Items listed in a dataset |
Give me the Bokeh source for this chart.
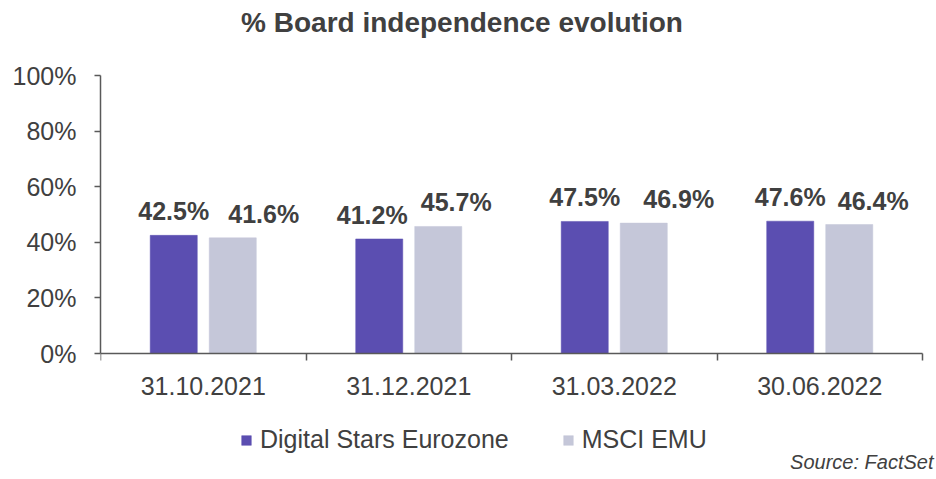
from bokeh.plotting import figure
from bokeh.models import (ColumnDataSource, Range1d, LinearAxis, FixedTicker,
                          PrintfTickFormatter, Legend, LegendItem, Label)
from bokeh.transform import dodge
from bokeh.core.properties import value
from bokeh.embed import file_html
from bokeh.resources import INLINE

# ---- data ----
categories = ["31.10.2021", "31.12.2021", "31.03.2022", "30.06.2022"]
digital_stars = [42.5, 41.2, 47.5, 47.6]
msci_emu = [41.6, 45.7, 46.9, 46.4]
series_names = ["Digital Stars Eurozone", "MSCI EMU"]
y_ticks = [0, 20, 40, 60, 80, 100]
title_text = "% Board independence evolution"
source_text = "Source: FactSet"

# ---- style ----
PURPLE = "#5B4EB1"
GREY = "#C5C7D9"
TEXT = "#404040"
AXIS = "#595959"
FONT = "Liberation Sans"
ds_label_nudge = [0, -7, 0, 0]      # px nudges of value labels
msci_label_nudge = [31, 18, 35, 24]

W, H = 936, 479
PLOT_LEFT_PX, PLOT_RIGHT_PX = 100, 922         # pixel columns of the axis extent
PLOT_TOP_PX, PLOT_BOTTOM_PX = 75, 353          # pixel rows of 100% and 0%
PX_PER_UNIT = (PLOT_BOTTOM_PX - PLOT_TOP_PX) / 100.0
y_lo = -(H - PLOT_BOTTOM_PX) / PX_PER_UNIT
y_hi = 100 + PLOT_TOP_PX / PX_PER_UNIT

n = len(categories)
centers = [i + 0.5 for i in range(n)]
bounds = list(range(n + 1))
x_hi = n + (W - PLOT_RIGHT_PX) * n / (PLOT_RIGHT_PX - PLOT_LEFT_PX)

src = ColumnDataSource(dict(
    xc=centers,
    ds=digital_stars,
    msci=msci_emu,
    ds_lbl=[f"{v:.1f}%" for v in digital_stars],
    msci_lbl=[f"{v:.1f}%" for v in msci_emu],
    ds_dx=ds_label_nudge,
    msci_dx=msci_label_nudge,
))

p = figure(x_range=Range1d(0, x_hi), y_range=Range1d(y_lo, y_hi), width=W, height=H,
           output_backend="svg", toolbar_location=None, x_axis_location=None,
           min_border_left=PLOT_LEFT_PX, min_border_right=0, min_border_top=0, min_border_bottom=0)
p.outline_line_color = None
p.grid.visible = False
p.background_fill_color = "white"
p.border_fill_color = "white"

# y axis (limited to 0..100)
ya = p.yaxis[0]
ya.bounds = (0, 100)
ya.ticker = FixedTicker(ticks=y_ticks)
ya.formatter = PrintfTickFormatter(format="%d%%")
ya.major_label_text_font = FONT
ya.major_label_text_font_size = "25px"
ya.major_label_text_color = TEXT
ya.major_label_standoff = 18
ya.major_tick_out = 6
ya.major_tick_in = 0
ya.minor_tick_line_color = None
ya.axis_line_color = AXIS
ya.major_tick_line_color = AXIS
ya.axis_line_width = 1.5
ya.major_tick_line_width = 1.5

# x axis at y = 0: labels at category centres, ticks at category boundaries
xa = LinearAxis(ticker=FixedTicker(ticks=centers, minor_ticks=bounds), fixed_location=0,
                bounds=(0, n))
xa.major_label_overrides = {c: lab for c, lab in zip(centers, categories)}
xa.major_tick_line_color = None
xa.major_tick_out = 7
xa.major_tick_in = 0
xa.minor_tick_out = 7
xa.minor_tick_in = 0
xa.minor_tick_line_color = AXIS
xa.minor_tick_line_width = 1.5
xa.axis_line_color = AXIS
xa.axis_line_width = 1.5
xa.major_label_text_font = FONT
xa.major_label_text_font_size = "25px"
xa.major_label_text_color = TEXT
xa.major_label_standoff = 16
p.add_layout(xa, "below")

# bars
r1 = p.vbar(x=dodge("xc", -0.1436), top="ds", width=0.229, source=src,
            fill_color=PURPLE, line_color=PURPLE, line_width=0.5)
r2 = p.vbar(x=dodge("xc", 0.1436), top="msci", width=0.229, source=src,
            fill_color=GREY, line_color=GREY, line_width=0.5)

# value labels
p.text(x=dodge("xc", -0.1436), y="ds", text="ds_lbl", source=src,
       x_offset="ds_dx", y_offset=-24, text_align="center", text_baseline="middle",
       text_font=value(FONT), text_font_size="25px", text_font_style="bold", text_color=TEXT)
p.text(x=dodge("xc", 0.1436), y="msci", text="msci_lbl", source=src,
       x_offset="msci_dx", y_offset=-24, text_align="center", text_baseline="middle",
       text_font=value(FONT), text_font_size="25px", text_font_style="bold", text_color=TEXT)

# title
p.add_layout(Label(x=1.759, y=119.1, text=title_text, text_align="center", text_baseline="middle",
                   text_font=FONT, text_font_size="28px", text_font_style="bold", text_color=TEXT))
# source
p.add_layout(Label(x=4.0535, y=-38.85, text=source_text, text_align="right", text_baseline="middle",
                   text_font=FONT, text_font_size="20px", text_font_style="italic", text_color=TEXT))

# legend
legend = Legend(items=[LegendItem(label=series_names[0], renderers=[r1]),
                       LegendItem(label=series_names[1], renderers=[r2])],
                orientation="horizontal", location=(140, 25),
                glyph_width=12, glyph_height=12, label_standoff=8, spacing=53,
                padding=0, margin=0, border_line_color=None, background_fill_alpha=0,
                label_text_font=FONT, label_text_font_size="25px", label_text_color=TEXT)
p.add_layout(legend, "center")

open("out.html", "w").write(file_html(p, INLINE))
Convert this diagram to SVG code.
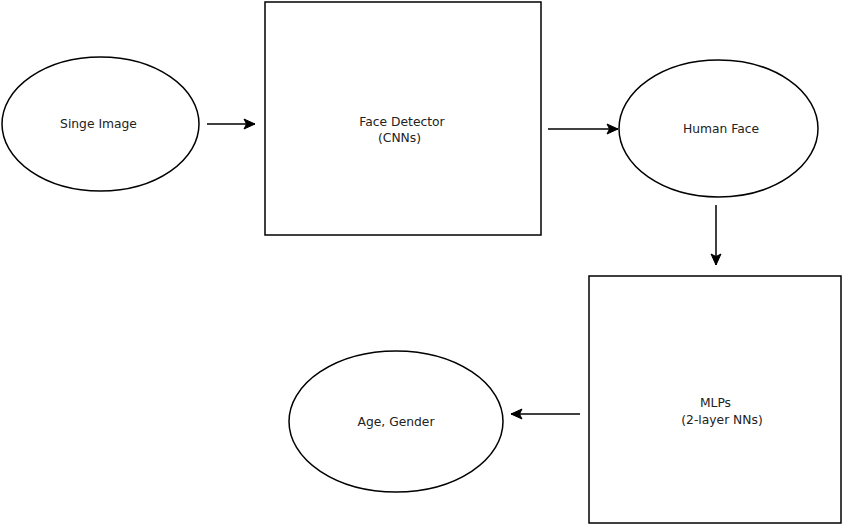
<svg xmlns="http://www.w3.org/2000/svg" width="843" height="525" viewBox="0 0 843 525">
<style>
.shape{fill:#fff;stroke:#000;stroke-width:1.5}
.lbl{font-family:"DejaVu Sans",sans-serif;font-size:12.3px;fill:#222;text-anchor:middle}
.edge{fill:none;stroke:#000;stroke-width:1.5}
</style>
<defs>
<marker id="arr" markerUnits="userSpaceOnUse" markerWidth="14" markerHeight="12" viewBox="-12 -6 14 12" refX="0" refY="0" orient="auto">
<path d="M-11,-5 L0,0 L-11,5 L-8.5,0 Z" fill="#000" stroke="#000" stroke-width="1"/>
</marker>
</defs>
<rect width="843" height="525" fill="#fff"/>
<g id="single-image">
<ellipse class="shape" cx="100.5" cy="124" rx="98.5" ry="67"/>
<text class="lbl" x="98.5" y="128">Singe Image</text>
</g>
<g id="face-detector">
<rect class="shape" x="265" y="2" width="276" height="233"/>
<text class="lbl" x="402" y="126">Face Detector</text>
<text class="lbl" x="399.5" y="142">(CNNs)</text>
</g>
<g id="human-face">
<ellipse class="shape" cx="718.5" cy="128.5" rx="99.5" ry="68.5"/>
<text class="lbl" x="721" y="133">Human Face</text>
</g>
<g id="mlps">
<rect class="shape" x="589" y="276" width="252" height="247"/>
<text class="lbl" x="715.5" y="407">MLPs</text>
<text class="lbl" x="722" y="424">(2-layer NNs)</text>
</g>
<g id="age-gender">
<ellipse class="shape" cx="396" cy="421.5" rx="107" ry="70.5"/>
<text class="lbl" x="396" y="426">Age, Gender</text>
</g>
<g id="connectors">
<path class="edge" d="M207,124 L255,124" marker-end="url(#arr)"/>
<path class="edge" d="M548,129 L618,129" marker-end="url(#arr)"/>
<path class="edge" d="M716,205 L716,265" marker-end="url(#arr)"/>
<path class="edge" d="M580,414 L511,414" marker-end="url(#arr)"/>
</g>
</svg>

Objective |
Each entry above is to be written out again unchanged, apart from the pictures, which are left out.

Task response |
Give me the Bokeh source for this chart.
from bokeh.plotting import figure
from bokeh.models import (ColumnDataSource, Range1d, LinearAxis, FixedTicker,
                          PrintfTickFormatter, Legend, LegendItem, Label)
from bokeh.transform import dodge
from bokeh.core.properties import value
from bokeh.embed import file_html
from bokeh.resources import INLINE

# ---- data ----
categories = ["31.10.2021", "31.12.2021", "31.03.2022", "30.06.2022"]
digital_stars = [42.5, 41.2, 47.5, 47.6]
msci_emu = [41.6, 45.7, 46.9, 46.4]
series_names = ["Digital Stars Eurozone", "MSCI EMU"]
y_ticks = [0, 20, 40, 60, 80, 100]
title_text = "% Board independence evolution"
source_text = "Source: FactSet"

# ---- style ----
PURPLE = "#5B4EB1"
GREY = "#C5C7D9"
TEXT = "#404040"
AXIS = "#595959"
FONT = "Liberation Sans"
ds_label_nudge = [0, -7, 0, 0]      # px nudges of value labels
msci_label_nudge = [31, 18, 35, 24]

W, H = 936, 479
PLOT_LEFT_PX, PLOT_RIGHT_PX = 100, 922         # pixel columns of the axis extent
PLOT_TOP_PX, PLOT_BOTTOM_PX = 75, 353          # pixel rows of 100% and 0%
PX_PER_UNIT = (PLOT_BOTTOM_PX - PLOT_TOP_PX) / 100.0
y_lo = -(H - PLOT_BOTTOM_PX) / PX_PER_UNIT
y_hi = 100 + PLOT_TOP_PX / PX_PER_UNIT

n = len(categories)
centers = [i + 0.5 for i in range(n)]
bounds = list(range(n + 1))
x_hi = n + (W - PLOT_RIGHT_PX) * n / (PLOT_RIGHT_PX - PLOT_LEFT_PX)

src = ColumnDataSource(dict(
    xc=centers,
    ds=digital_stars,
    msci=msci_emu,
    ds_lbl=[f"{v:.1f}%" for v in digital_stars],
    msci_lbl=[f"{v:.1f}%" for v in msci_emu],
    ds_dx=ds_label_nudge,
    msci_dx=msci_label_nudge,
))

p = figure(x_range=Range1d(0, x_hi), y_range=Range1d(y_lo, y_hi), width=W, height=H,
           output_backend="svg", toolbar_location=None, x_axis_location=None,
           min_border_left=PLOT_LEFT_PX, min_border_right=0, min_border_top=0, min_border_bottom=0)
p.outline_line_color = None
p.grid.visible = False
p.background_fill_color = "white"
p.border_fill_color = "white"

# y axis (limited to 0..100)
ya = p.yaxis[0]
ya.bounds = (0, 100)
ya.ticker = FixedTicker(ticks=y_ticks)
ya.formatter = PrintfTickFormatter(format="%d%%")
ya.major_label_text_font = FONT
ya.major_label_text_font_size = "25px"
ya.major_label_text_color = TEXT
ya.major_label_standoff = 18
ya.major_tick_out = 6
ya.major_tick_in = 0
ya.minor_tick_line_color = None
ya.axis_line_color = AXIS
ya.major_tick_line_color = AXIS
ya.axis_line_width = 1.5
ya.major_tick_line_width = 1.5

# x axis at y = 0: labels at category centres, ticks at category boundaries
xa = LinearAxis(ticker=FixedTicker(ticks=centers, minor_ticks=bounds), fixed_location=0,
                bounds=(0, n))
xa.major_label_overrides = {c: lab for c, lab in zip(centers, categories)}
xa.major_tick_line_color = None
xa.major_tick_out = 7
xa.major_tick_in = 0
xa.minor_tick_out = 7
xa.minor_tick_in = 0
xa.minor_tick_line_color = AXIS
xa.minor_tick_line_width = 1.5
xa.axis_line_color = AXIS
xa.axis_line_width = 1.5
xa.major_label_text_font = FONT
xa.major_label_text_font_size = "25px"
xa.major_label_text_color = TEXT
xa.major_label_standoff = 16
p.add_layout(xa, "below")

# bars
r1 = p.vbar(x=dodge("xc", -0.1436), top="ds", width=0.229, source=src,
            fill_color=PURPLE, line_color=PURPLE, line_width=0.5)
r2 = p.vbar(x=dodge("xc", 0.1436), top="msci", width=0.229, source=src,
            fill_color=GREY, line_color=GREY, line_width=0.5)

# value labels
p.text(x=dodge("xc", -0.1436), y="ds", text="ds_lbl", source=src,
       x_offset="ds_dx", y_offset=-24, text_align="center", text_baseline="middle",
       text_font=value(FONT), text_font_size="25px", text_font_style="bold", text_color=TEXT)
p.text(x=dodge("xc", 0.1436), y="msci", text="msci_lbl", source=src,
       x_offset="msci_dx", y_offset=-24, text_align="center", text_baseline="middle",
       text_font=value(FONT), text_font_size="25px", text_font_style="bold", text_color=TEXT)

# title
p.add_layout(Label(x=1.759, y=119.1, text=title_text, text_align="center", text_baseline="middle",
                   text_font=FONT, text_font_size="28px", text_font_style="bold", text_color=TEXT))
# source
p.add_layout(Label(x=4.0535, y=-38.85, text=source_text, text_align="right", text_baseline="middle",
                   text_font=FONT, text_font_size="20px", text_font_style="italic", text_color=TEXT))

# legend
legend = Legend(items=[LegendItem(label=series_names[0], renderers=[r1]),
                       LegendItem(label=series_names[1], renderers=[r2])],
                orientation="horizontal", location=(140, 25),
                glyph_width=12, glyph_height=12, label_standoff=8, spacing=53,
                padding=0, margin=0, border_line_color=None, background_fill_alpha=0,
                label_text_font=FONT, label_text_font_size="25px", label_text_color=TEXT)
p.add_layout(legend, "center")

open("out.html", "w").write(file_html(p, INLINE))
Convert this diagram to SVG code.
<svg xmlns="http://www.w3.org/2000/svg" width="843" height="525" viewBox="0 0 843 525">
<style>
.shape{fill:#fff;stroke:#000;stroke-width:1.5}
.lbl{font-family:"DejaVu Sans",sans-serif;font-size:12.3px;fill:#222;text-anchor:middle}
.edge{fill:none;stroke:#000;stroke-width:1.5}
</style>
<defs>
<marker id="arr" markerUnits="userSpaceOnUse" markerWidth="14" markerHeight="12" viewBox="-12 -6 14 12" refX="0" refY="0" orient="auto">
<path d="M-11,-5 L0,0 L-11,5 L-8.5,0 Z" fill="#000" stroke="#000" stroke-width="1"/>
</marker>
</defs>
<rect width="843" height="525" fill="#fff"/>
<g id="single-image">
<ellipse class="shape" cx="100.5" cy="124" rx="98.5" ry="67"/>
<text class="lbl" x="98.5" y="128">Singe Image</text>
</g>
<g id="face-detector">
<rect class="shape" x="265" y="2" width="276" height="233"/>
<text class="lbl" x="402" y="126">Face Detector</text>
<text class="lbl" x="399.5" y="142">(CNNs)</text>
</g>
<g id="human-face">
<ellipse class="shape" cx="718.5" cy="128.5" rx="99.5" ry="68.5"/>
<text class="lbl" x="721" y="133">Human Face</text>
</g>
<g id="mlps">
<rect class="shape" x="589" y="276" width="252" height="247"/>
<text class="lbl" x="715.5" y="407">MLPs</text>
<text class="lbl" x="722" y="424">(2-layer NNs)</text>
</g>
<g id="age-gender">
<ellipse class="shape" cx="396" cy="421.5" rx="107" ry="70.5"/>
<text class="lbl" x="396" y="426">Age, Gender</text>
</g>
<g id="connectors">
<path class="edge" d="M207,124 L255,124" marker-end="url(#arr)"/>
<path class="edge" d="M548,129 L618,129" marker-end="url(#arr)"/>
<path class="edge" d="M716,205 L716,265" marker-end="url(#arr)"/>
<path class="edge" d="M580,414 L511,414" marker-end="url(#arr)"/>
</g>
</svg>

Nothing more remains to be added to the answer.